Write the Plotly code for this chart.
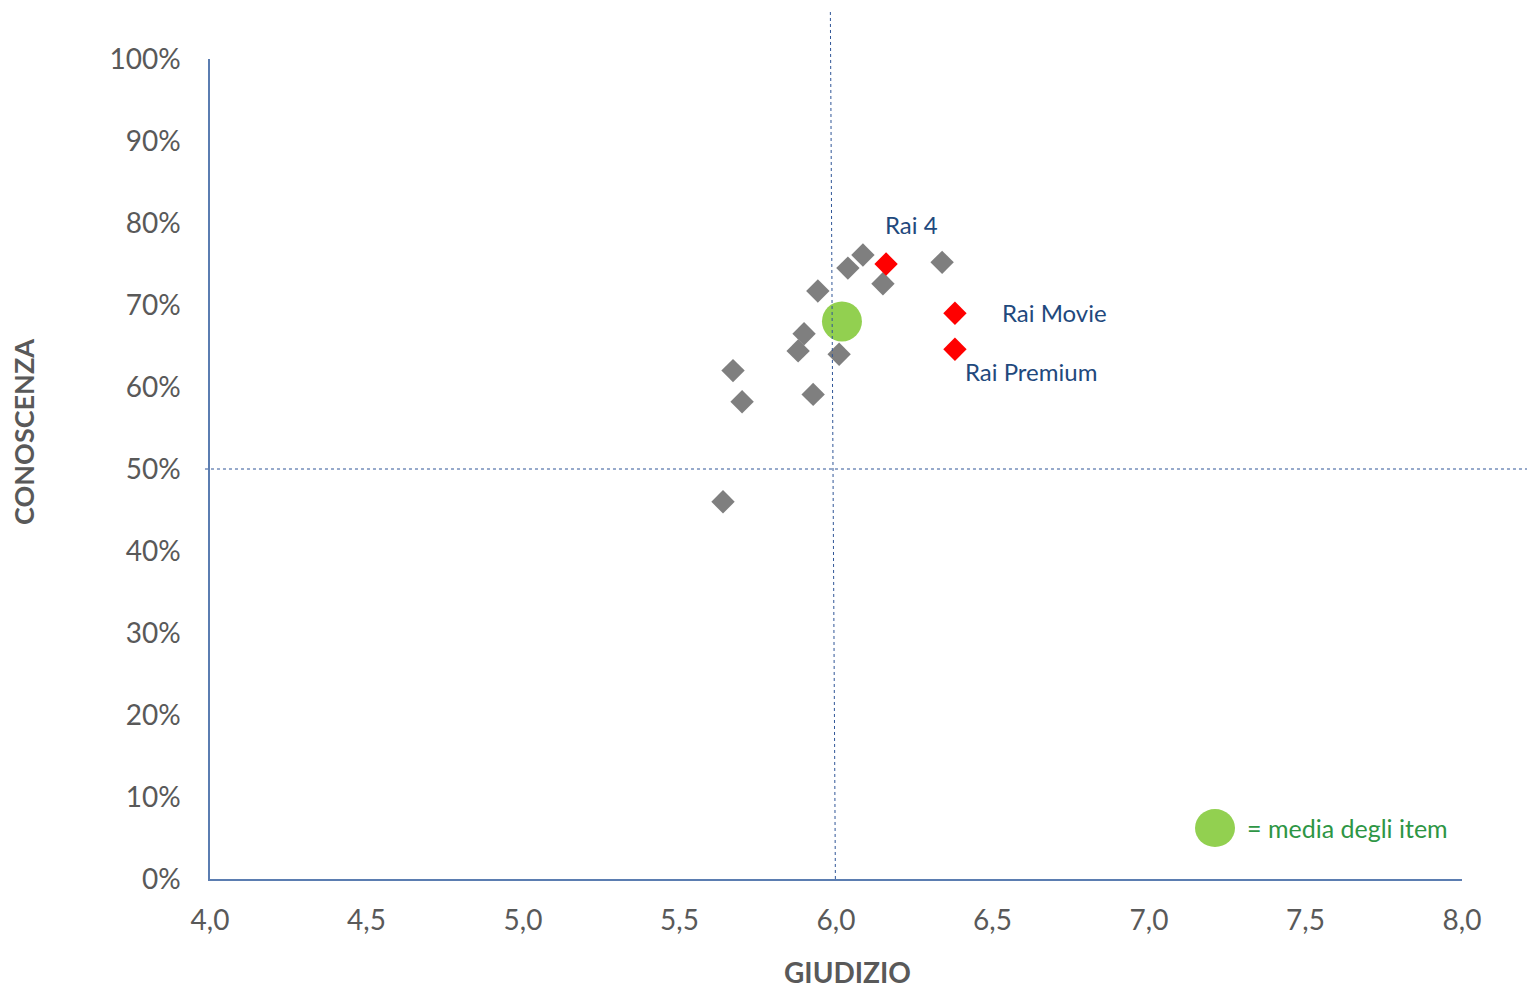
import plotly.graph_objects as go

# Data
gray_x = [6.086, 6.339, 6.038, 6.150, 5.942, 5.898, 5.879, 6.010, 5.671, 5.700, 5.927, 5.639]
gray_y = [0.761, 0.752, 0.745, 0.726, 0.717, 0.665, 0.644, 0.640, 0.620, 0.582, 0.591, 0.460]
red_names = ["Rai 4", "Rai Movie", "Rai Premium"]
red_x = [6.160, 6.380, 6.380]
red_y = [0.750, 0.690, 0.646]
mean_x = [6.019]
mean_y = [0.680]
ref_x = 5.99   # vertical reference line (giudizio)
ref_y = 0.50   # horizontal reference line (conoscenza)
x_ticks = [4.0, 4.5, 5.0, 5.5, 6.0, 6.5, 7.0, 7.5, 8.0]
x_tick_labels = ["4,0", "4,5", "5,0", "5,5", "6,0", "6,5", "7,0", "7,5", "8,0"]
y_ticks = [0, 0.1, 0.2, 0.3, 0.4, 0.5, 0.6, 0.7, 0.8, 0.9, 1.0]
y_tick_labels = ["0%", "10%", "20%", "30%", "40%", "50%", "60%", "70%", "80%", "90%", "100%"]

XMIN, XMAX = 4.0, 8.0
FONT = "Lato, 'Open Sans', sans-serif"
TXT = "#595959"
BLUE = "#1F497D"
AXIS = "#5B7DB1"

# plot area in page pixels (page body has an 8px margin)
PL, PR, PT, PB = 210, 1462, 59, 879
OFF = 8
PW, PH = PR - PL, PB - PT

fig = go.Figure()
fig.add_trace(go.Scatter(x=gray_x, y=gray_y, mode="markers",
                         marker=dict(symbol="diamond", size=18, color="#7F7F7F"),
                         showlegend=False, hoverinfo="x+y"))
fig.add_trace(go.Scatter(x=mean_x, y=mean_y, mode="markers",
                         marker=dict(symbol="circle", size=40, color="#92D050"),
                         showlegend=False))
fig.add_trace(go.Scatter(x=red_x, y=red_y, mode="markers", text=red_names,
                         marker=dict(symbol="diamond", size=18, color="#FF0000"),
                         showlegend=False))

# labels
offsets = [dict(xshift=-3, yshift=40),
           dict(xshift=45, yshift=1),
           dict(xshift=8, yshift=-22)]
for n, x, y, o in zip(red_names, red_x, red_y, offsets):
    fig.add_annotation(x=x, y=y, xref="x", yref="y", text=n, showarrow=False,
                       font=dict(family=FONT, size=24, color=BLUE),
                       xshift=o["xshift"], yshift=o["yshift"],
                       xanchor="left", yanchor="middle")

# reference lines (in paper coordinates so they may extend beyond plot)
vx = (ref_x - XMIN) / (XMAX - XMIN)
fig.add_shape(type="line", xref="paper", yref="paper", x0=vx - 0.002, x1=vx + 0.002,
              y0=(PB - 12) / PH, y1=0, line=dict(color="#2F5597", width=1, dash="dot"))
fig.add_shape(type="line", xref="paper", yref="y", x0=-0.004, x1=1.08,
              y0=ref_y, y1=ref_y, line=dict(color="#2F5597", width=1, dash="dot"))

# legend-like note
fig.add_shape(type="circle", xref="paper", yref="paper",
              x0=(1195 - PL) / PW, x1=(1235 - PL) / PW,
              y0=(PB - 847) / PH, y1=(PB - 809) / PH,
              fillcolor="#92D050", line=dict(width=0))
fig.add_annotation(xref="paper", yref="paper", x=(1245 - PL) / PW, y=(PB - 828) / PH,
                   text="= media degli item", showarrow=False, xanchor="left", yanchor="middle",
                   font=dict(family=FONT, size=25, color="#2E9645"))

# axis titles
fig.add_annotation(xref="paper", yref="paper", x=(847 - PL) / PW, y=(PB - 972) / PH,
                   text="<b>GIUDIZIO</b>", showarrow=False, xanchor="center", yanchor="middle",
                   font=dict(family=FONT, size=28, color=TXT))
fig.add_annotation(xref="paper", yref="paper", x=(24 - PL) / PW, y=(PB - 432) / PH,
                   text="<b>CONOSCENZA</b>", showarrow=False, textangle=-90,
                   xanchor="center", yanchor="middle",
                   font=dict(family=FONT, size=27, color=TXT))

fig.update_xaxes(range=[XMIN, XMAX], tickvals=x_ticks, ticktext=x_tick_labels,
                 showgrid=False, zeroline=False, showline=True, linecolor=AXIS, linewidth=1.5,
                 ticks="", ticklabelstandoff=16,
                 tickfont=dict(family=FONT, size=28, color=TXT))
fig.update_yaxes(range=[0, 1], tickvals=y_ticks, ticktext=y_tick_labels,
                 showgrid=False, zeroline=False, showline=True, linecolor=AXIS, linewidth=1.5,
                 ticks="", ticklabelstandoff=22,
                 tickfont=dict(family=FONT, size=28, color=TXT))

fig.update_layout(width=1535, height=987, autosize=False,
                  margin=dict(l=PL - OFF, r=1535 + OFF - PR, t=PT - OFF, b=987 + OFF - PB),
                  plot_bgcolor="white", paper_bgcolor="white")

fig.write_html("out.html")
+--
Exactly as they appear, print the lines of the listing above from its first line through the line that contains "import plotly.graph_objects as go", minus the pictures.

» Exercise solution:
Write the Plotly code for this chart.
import plotly.graph_objects as go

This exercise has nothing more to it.